Four trials included patients with MS; one found no differences between the cholinesterase inhibitors (short-term) and placebo groups on the Wechsler Memory Scales general memory score (1 study, WMD 0.90, 95% CI -0.52 to 2.32, P = 0.22; low quality evidence). The three other trials found that, in the medium-term - cholinesterase inhibitors improved the clinician's impression of cognitive change (2 studies, OR 1.96, 95% CI 1.06 to 3.62, P = 0.03; high quality evidence). However, the treatment effect on other aspects of cognitive change were unclear, measured by the Selective Reminding Test (3 studies, WMD 1.47, 95% CI -0.39 to 3.32, P = 0.12; high quality evidence), patient's self-reported impression of memory change (2 studies, OR 1.67, 95% CI 0.93 to 3.00, P = 0.08; high quality evidence) and cognitive change (1 study, OR 0.95, 95% CI 0.45 to 1.98, P = 0.89; high quality evidence), clinician's impression of memory change (1 study, OR 1.50, 95% CI 0.59 to 3.84, P = 0.39; moderate quality evidence), other psychometric tests, and activities of daily living - patient reported impact of multiple sclerosis activities (1 study, WMD -1.18, 95% CI -3.02 to 0.66, P = 0.21; low quality evidence).

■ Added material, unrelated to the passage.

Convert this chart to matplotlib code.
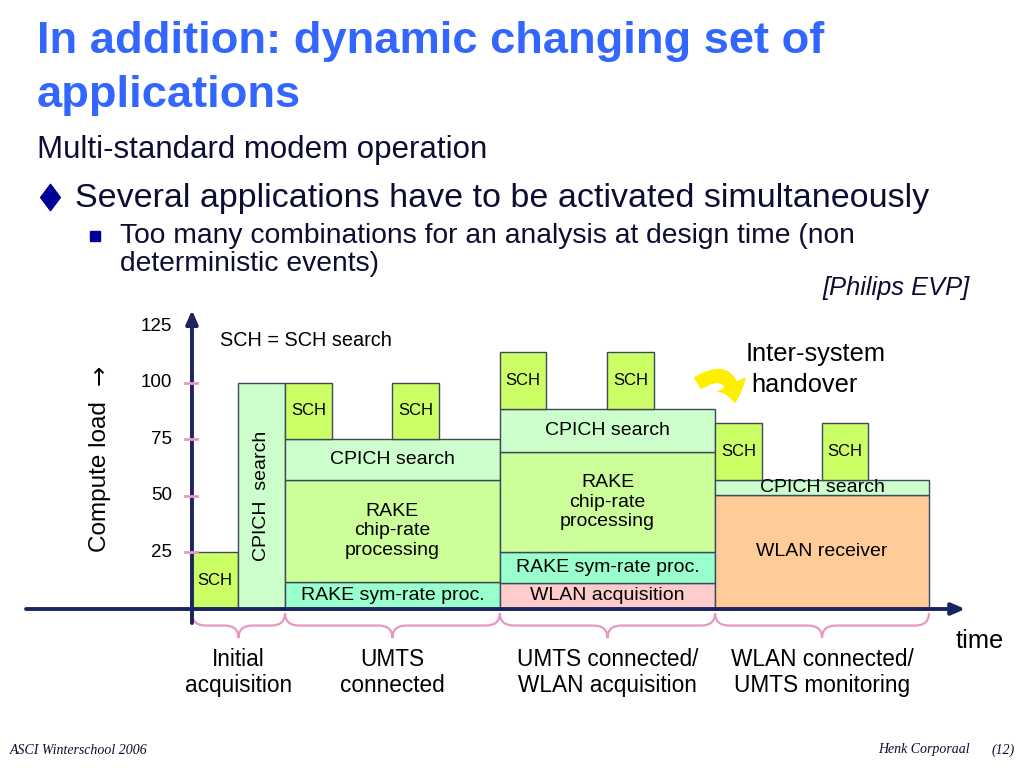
import numpy as np
import matplotlib
matplotlib.use("Agg")
import matplotlib.pyplot as plt
from matplotlib.path import Path
from matplotlib.patches import PathPatch, FancyArrowPatch
from matplotlib.lines import Line2D

plt.rcParams['font.family'] = ['Liberation Sans', 'DejaVu Sans']

# time phases along the x axis
stage_labels = ["Initial\nacquisition", "UMTS\nconnected",
                "UMTS connected/\nWLAN acquisition", "WLAN connected/\nUMTS monitoring"]
stage_edges = [0.0, 1.98, 6.55, 11.13, 15.68]

# tasks (compute load blocks)
block_names = ["SCH", "CPICH  search",
               "RAKE sym-rate proc.", "RAKE\nchip-rate\nprocessing", "CPICH search", "SCH", "SCH",
               "WLAN acquisition", "RAKE sym-rate proc.", "RAKE\nchip-rate\nprocessing", "CPICH search", "SCH", "SCH",
               "WLAN receiver", "CPICH search", "SCH", "SCH"]
block_kind = ["sch", "cpich",
              "rake_sym", "rake_chip", "cpich", "sch", "sch",
              "wlan_acq", "rake_sym", "rake_chip", "cpich", "sch", "sch",
              "wlan_rx", "cpich", "sch", "sch"]
block_start = [0.0, 0.98,
               1.98, 1.98, 1.98, 1.98, 4.26,
               6.55, 6.55, 6.55, 6.55, 6.55, 8.83,
               11.13, 11.13, 11.13, 13.40]
block_end = [0.98, 1.98,
             6.55, 6.55, 6.55, 2.98, 5.26,
             11.13, 11.13, 11.13, 11.13, 7.53, 9.83,
             15.68, 15.68, 12.13, 14.38]
block_bottom = [0, 0,
                0, 12, 57, 75, 75,
                0, 11.5, 25, 69.5, 88.5, 88.5,
                0, 50.5, 57, 57]
block_top = [25, 100,
             12, 57, 75, 100, 100,
             11.5, 25, 69.5, 88.5, 113.5, 113.5,
             50.5, 57, 82, 82]

load_ticks = [25, 50, 75, 100]
load_labels_at = [25, 50, 75, 100, 125]

kind_color = {"sch": "#ccff66", "cpich": "#ccffcc", "rake_chip": "#ccff99",
              "rake_sym": "#99ffcc", "wlan_acq": "#ffcccc", "wlan_rx": "#ffcc99"}
kind_size = {"sch": 12, "cpich": 14, "rake_chip": 14, "rake_sym": 14,
             "wlan_acq": 14, "wlan_rx": 14}

W, H = 1024, 768
fig = plt.figure(figsize=(W / 100, H / 100), dpi=100)
fig.patch.set_facecolor("white")

navy = "#1a2460"
dark = "#0d0d33"
pink = "#e896c4"


def ftext(x, y, s, **kw):
    # slide text placed by pixel position on the page
    fig.text(x / W, 1 - y / H, s, **kw)


# --- slide text
ftext(37, 41, "In addition: dynamic changing set of", fontsize=32.6,
      fontweight="bold", color="#3366ff", va="center")
ftext(37, 95, "applications", fontsize=32.6, fontweight="bold",
      color="#3366ff", va="center")
ftext(37, 150, "Multi-standard modem operation", fontsize=22.5,
      color=dark, va="center")
ftext(75, 198, "Several applications have to be activated simultaneously",
      fontsize=24.5, color=dark, va="center")
ftext(120, 236, "Too many combinations for an analysis at design time (non",
      fontsize=20.3, color=dark, va="center")
ftext(120, 264, "deterministic events)", fontsize=20.3, color=dark, va="center")
ftext(970, 288, "[Philips EVP]", fontsize=18.4, style="italic",
      color=dark, va="center", ha="right")
ftext(10, 750, "ASCI Winterschool 2006", fontsize=10, style="italic",
      family="Liberation Serif", color=dark, va="center")
ftext(970, 750, "Henk Corporaal", fontsize=10, style="italic",
      family="Liberation Serif", color=dark, va="center", ha="right")
ftext(1015, 750, "(12)", fontsize=10, style="italic",
      family="Liberation Serif", color=dark, va="center", ha="right")

diamond = Path([(0, 1), (0.75, 0), (0, -1), (-0.75, 0), (0, 1)],
               [Path.MOVETO, Path.LINETO, Path.LINETO, Path.LINETO, Path.CLOSEPOLY])
fig.add_artist(Line2D([50 / W], [1 - 197 / H], marker=diamond, markersize=19,
                      color="#000099", transform=fig.transFigure))
fig.add_artist(Line2D([95 / W], [1 - 236 / H], marker="s", markersize=7.5,
                      color="#000099", transform=fig.transFigure))

# --- chart: data (time, load) -> pixels: px = 192 + 47*t, py = 609 - 2.264*load
ax = fig.add_axes([0.1324, 0.0891, 0.8583, 0.5159])
ax.set_xlim(-1.2, 17.5)
ax.set_ylim(-40, 135)
ax.axis("off")

starts = np.array(block_start)
widths = np.array(block_end) - starts
bottoms = np.array(block_bottom)
heights = np.array(block_top) - bottoms
colors = [kind_color[k] for k in block_kind]
ax.bar(starts, heights, width=widths, bottom=bottoms, align="edge",
       color=colors, edgecolor="#3a4a5a", linewidth=1.0, zorder=2)

for name, kind, x0, w, b, h in zip(block_names, block_kind, starts, widths, bottoms, heights):
    rot = 90 if (kind == "cpich" and w < 1.5) else 0
    ax.text(x0 + w / 2, b + h / 2, name, ha="center", va="center",
            fontsize=kind_size[kind], rotation=rot, linespacing=1.22,
            color="black", zorder=3)

# axes with arrows
ax.annotate("", xy=(16.45, 0), xytext=(-3.53, 0),
            arrowprops=dict(arrowstyle="-|>,head_length=0.8,head_width=0.35",
                            color=navy, lw=2.8, shrinkA=0, shrinkB=0),
            annotation_clip=False, zorder=4)
ax.annotate("", xy=(0, 132), xytext=(0, -6.2),
            arrowprops=dict(arrowstyle="-|>,head_length=0.8,head_width=0.35",
                            color=navy, lw=2.8, shrinkA=0, shrinkB=0),
            annotation_clip=False, zorder=4)

for t in load_ticks:
    ax.plot([-0.15, 0.1], [t, t], color=pink, lw=2, zorder=5, clip_on=False)
for t in load_labels_at:
    ax.text(-0.43, t, str(t), ha="right", va="center", fontsize=13.5)

ax.text(-1.96, 58.5, "Compute load", rotation=90, ha="center",
        va="center", fontsize=17.5)
ax.text(-1.96, 103.5, "\u2192", rotation=90, ha="center",
        va="center", fontsize=17.5, family="DejaVu Sans")
ax.text(0.6, 118.4, "SCH = SCH search", ha="left", va="center", fontsize=14.3)
ax.text(13.26, 112.5, "Inter-system", ha="center", va="center", fontsize=18.3)
ax.text(13.04, 98.8, "handover", ha="center", va="center", fontsize=18.3)
ax.text(16.77, -14.1, "time", ha="center", va="center", fontsize=18.3)

# handover arrow
ax.add_patch(FancyArrowPatch((10.7, 99.0), (11.55, 89.5),
                             connectionstyle="arc3,rad=-0.9",
                             arrowstyle="simple,tail_width=0.5,head_width=1.2,head_length=0.7",
                             mutation_scale=20, facecolor="#ffee00",
                             edgecolor="none", zorder=4, clip_on=False))

# braces under the phases
y_top, y_mid, y_tip = -1.8, -7.3, -12.8
for x0, x1, lab in zip(stage_edges[:-1], stage_edges[1:], stage_labels):
    xm = (x0 + x1) / 2
    d = min(0.3, (x1 - x0) / 6)
    verts = [(x0, y_top), (x0, y_mid), (x0 + d, y_mid), (xm - d, y_mid),
             (xm, y_mid), (xm, y_tip), (xm, y_mid), (xm + d, y_mid),
             (x1 - d, y_mid), (x1, y_mid), (x1, y_top)]
    codes = [Path.MOVETO, Path.CURVE3, Path.CURVE3, Path.LINETO,
             Path.CURVE3, Path.CURVE3, Path.CURVE3, Path.CURVE3,
             Path.LINETO, Path.CURVE3, Path.CURVE3]
    ax.add_patch(PathPatch(Path(verts, codes), facecolor="none",
                           edgecolor=pink, lw=1.6, clip_on=False))
    ax.text(xm, -28.0, lab, ha="center", va="center", fontsize=16.3,
            linespacing=1.2)

fig.savefig("out.png", dpi=100)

One study on patients with CADASIL found a beneficial effect of cholinesterase inhibitors on the Executive interview, and Trail Making Test parts A and B. The impact of cholinesterase inhibitors on the Vascular ADAS-Cog score (1 study, WMD 0.04, 95% CI -1.57 to 1.65, P = 0.96; high quality evidence), the Clinical Dementia Rating Scale Sum of Boxes (1 study, WMD -0.09, 95% CI -0.48 to 0.03, P = 0.65; high quality evidence) Disability Assessment for Dementia scale (1 study, WMD 0.58, 95% CI -2.72 to 3.88, P = 0.73; moderate quality evidence), and other measures was unclear

One study included patients with FTD. This trial consisted of an open-label treatment period followed by a randomised, double-blind, placebo-controlled phase. No data of primary outcomes were reported in this study.

In the included studies, the most common side effect was gastrointestinal symptoms. For all conditions, compared to the treatment group, the placebo group experienced significantly less nausea (6 studies, 44/257 vs. 22/246, OR 2.10, 95% CI 1.22 to 3.62, P = 0.007; high quality evidence), diarrhoea (6 studies, 40/257 vs. 13/246, OR 3.26, 95% CI 1.72 to 6.19, P = 0.0003; moderate quality evidence) and vomiting (3 studies, 17/192 vs. 3/182, OR 5.76, 95% CI 1.67 to 19.87, P = 0.006; moderate quality evidence).